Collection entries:

++++++++++

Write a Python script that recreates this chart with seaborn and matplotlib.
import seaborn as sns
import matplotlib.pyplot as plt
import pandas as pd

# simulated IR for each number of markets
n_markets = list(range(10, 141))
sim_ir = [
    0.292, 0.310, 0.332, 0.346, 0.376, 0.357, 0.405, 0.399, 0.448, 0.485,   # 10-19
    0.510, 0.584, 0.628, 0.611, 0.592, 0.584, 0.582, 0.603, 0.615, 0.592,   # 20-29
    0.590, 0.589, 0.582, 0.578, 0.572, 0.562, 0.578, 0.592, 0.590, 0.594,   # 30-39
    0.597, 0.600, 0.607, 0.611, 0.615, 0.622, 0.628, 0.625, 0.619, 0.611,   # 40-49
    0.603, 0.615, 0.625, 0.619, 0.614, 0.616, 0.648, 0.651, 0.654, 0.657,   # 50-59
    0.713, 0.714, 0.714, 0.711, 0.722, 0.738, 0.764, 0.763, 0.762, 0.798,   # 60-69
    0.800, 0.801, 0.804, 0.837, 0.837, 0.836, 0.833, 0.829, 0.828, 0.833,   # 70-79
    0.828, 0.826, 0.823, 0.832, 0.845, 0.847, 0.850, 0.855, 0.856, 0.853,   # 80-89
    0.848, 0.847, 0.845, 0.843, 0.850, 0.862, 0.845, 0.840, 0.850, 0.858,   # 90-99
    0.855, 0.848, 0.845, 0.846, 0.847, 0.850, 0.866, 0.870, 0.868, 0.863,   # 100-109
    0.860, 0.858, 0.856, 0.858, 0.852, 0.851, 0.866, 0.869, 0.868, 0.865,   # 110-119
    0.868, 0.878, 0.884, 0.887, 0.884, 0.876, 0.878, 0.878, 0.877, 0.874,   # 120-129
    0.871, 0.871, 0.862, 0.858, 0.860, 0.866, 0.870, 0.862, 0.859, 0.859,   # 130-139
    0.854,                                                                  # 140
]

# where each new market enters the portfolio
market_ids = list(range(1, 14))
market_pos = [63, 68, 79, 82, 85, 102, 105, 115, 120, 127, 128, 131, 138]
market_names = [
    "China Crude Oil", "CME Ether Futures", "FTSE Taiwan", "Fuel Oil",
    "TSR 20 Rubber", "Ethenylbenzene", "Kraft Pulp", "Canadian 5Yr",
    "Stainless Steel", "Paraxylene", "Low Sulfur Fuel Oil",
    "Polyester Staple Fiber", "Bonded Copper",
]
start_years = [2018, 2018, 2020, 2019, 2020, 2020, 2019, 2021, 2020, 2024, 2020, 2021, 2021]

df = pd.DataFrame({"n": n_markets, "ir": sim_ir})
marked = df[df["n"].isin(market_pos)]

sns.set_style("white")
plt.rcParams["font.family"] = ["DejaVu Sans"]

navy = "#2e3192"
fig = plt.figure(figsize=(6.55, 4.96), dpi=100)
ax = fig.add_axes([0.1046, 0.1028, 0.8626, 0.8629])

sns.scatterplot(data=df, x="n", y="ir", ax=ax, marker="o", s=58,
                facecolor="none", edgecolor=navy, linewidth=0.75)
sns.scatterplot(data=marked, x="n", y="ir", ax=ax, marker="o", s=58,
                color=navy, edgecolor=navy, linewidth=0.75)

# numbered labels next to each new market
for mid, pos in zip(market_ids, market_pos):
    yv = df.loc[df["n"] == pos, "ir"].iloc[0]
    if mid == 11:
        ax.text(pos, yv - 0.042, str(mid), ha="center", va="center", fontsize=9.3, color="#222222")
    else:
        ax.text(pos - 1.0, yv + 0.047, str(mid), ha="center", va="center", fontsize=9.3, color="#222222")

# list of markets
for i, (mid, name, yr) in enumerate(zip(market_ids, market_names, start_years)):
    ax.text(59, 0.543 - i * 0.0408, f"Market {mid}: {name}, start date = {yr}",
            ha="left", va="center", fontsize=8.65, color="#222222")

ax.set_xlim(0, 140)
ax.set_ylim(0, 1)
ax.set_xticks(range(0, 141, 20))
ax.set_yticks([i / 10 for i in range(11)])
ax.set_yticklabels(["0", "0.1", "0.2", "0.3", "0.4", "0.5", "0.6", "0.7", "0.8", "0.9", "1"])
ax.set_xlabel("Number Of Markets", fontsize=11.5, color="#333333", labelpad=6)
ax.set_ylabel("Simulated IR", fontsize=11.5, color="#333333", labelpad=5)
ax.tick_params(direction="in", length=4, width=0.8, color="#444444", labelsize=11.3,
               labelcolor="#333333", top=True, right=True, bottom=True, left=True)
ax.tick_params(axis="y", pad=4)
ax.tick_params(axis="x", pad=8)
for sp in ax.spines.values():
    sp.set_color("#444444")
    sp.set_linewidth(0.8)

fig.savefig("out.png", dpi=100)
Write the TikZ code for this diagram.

++++++++++

Repeat the entries shown above, every one, word for word.

Write a Python script that recreates this chart with seaborn and matplotlib.
import seaborn as sns
import matplotlib.pyplot as plt
import pandas as pd

# simulated IR for each number of markets
n_markets = list(range(10, 141))
sim_ir = [
    0.292, 0.310, 0.332, 0.346, 0.376, 0.357, 0.405, 0.399, 0.448, 0.485,   # 10-19
    0.510, 0.584, 0.628, 0.611, 0.592, 0.584, 0.582, 0.603, 0.615, 0.592,   # 20-29
    0.590, 0.589, 0.582, 0.578, 0.572, 0.562, 0.578, 0.592, 0.590, 0.594,   # 30-39
    0.597, 0.600, 0.607, 0.611, 0.615, 0.622, 0.628, 0.625, 0.619, 0.611,   # 40-49
    0.603, 0.615, 0.625, 0.619, 0.614, 0.616, 0.648, 0.651, 0.654, 0.657,   # 50-59
    0.713, 0.714, 0.714, 0.711, 0.722, 0.738, 0.764, 0.763, 0.762, 0.798,   # 60-69
    0.800, 0.801, 0.804, 0.837, 0.837, 0.836, 0.833, 0.829, 0.828, 0.833,   # 70-79
    0.828, 0.826, 0.823, 0.832, 0.845, 0.847, 0.850, 0.855, 0.856, 0.853,   # 80-89
    0.848, 0.847, 0.845, 0.843, 0.850, 0.862, 0.845, 0.840, 0.850, 0.858,   # 90-99
    0.855, 0.848, 0.845, 0.846, 0.847, 0.850, 0.866, 0.870, 0.868, 0.863,   # 100-109
    0.860, 0.858, 0.856, 0.858, 0.852, 0.851, 0.866, 0.869, 0.868, 0.865,   # 110-119
    0.868, 0.878, 0.884, 0.887, 0.884, 0.876, 0.878, 0.878, 0.877, 0.874,   # 120-129
    0.871, 0.871, 0.862, 0.858, 0.860, 0.866, 0.870, 0.862, 0.859, 0.859,   # 130-139
    0.854,                                                                  # 140
]

# where each new market enters the portfolio
market_ids = list(range(1, 14))
market_pos = [63, 68, 79, 82, 85, 102, 105, 115, 120, 127, 128, 131, 138]
market_names = [
    "China Crude Oil", "CME Ether Futures", "FTSE Taiwan", "Fuel Oil",
    "TSR 20 Rubber", "Ethenylbenzene", "Kraft Pulp", "Canadian 5Yr",
    "Stainless Steel", "Paraxylene", "Low Sulfur Fuel Oil",
    "Polyester Staple Fiber", "Bonded Copper",
]
start_years = [2018, 2018, 2020, 2019, 2020, 2020, 2019, 2021, 2020, 2024, 2020, 2021, 2021]

df = pd.DataFrame({"n": n_markets, "ir": sim_ir})
marked = df[df["n"].isin(market_pos)]

sns.set_style("white")
plt.rcParams["font.family"] = ["DejaVu Sans"]

navy = "#2e3192"
fig = plt.figure(figsize=(6.55, 4.96), dpi=100)
ax = fig.add_axes([0.1046, 0.1028, 0.8626, 0.8629])

sns.scatterplot(data=df, x="n", y="ir", ax=ax, marker="o", s=58,
                facecolor="none", edgecolor=navy, linewidth=0.75)
sns.scatterplot(data=marked, x="n", y="ir", ax=ax, marker="o", s=58,
                color=navy, edgecolor=navy, linewidth=0.75)

# numbered labels next to each new market
for mid, pos in zip(market_ids, market_pos):
    yv = df.loc[df["n"] == pos, "ir"].iloc[0]
    if mid == 11:
        ax.text(pos, yv - 0.042, str(mid), ha="center", va="center", fontsize=9.3, color="#222222")
    else:
        ax.text(pos - 1.0, yv + 0.047, str(mid), ha="center", va="center", fontsize=9.3, color="#222222")

# list of markets
for i, (mid, name, yr) in enumerate(zip(market_ids, market_names, start_years)):
    ax.text(59, 0.543 - i * 0.0408, f"Market {mid}: {name}, start date = {yr}",
            ha="left", va="center", fontsize=8.65, color="#222222")

ax.set_xlim(0, 140)
ax.set_ylim(0, 1)
ax.set_xticks(range(0, 141, 20))
ax.set_yticks([i / 10 for i in range(11)])
ax.set_yticklabels(["0", "0.1", "0.2", "0.3", "0.4", "0.5", "0.6", "0.7", "0.8", "0.9", "1"])
ax.set_xlabel("Number Of Markets", fontsize=11.5, color="#333333", labelpad=6)
ax.set_ylabel("Simulated IR", fontsize=11.5, color="#333333", labelpad=5)
ax.tick_params(direction="in", length=4, width=0.8, color="#444444", labelsize=11.3,
               labelcolor="#333333", top=True, right=True, bottom=True, left=True)
ax.tick_params(axis="y", pad=4)
ax.tick_params(axis="x", pad=8)
for sp in ax.spines.values():
    sp.set_color("#444444")
    sp.set_linewidth(0.8)

fig.savefig("out.png", dpi=100)
Write the TikZ code for this diagram.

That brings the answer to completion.